В окружении Нины Михайловны многие играли в шахматы.
Близкий друг Георгий Аркадьевич Шенгели в одном из стихотворений нарисовал такую картинку из детства:
Шахматный столик стоит в
кабинете,
В партию Стейница впился отец.
Пахнет сигарой, и – резвые дети –
Мы не дождемся: когда же конец?
После возвращения Нины Подгоричани из тюрьмы и ссылки в Москву Шенгели написал ей такую рекомендацию: «Я, нижеподписавшийся, член Союза Советских писателей Г.А.Шенгели, проживающий…, настоящим свидетельствую, что гр. Нина Михайловна Подгоричани, лично мне известная с 1922 года, а по литературной деятельности с 1914 года, являлась и является профессиональным литератором (поэтом и переводчиком)».
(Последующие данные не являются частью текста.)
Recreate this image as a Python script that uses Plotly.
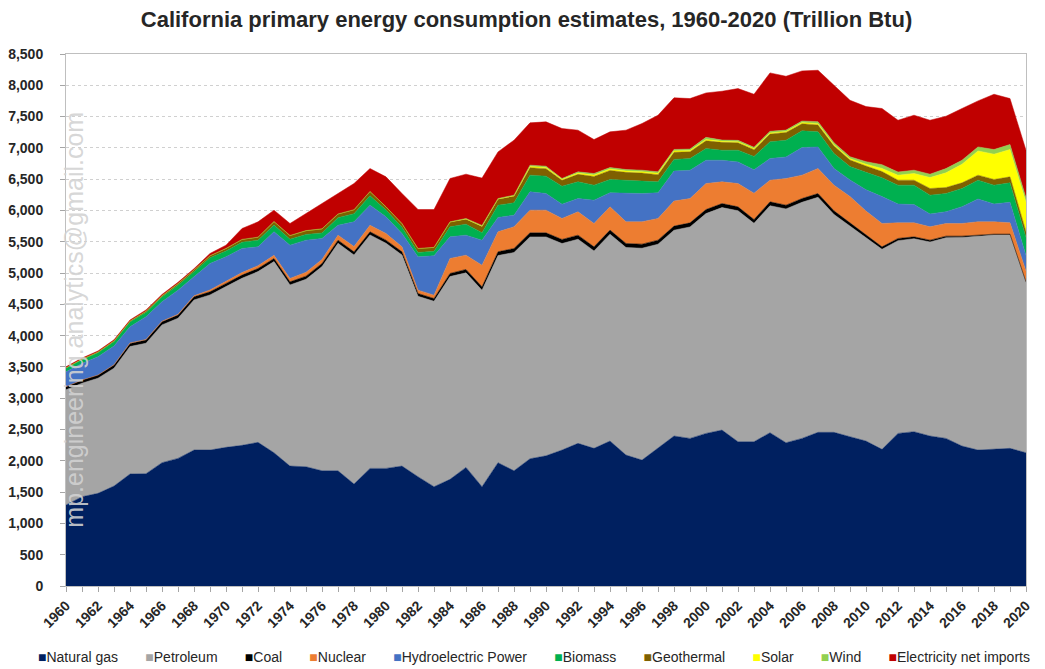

Постоянными партнерами Подгоричани в разные годы были композиторы Александр Гречанинов, Николай Метнер, профессор московской консерватории Самуил Фейнберг, поэт Сергей Шервинский. В архиве последнего сохранилась записка от Нины Михайловны, датированная 21 апреля 1958 года: «Надеюсь, скоро встретимся за шахматной доской. Сердечный привет. Н.Подгоричани». А другая, от 28 марта 1958 года, – «Очень хочется повторить шахматный вечер. У меня можно в любое время дня и ночи. С сердечным приветом. Н.Подгоричани.» – вызывает вопросы хотя бы потому, что до этого в ней речь шла о шахматных стихах.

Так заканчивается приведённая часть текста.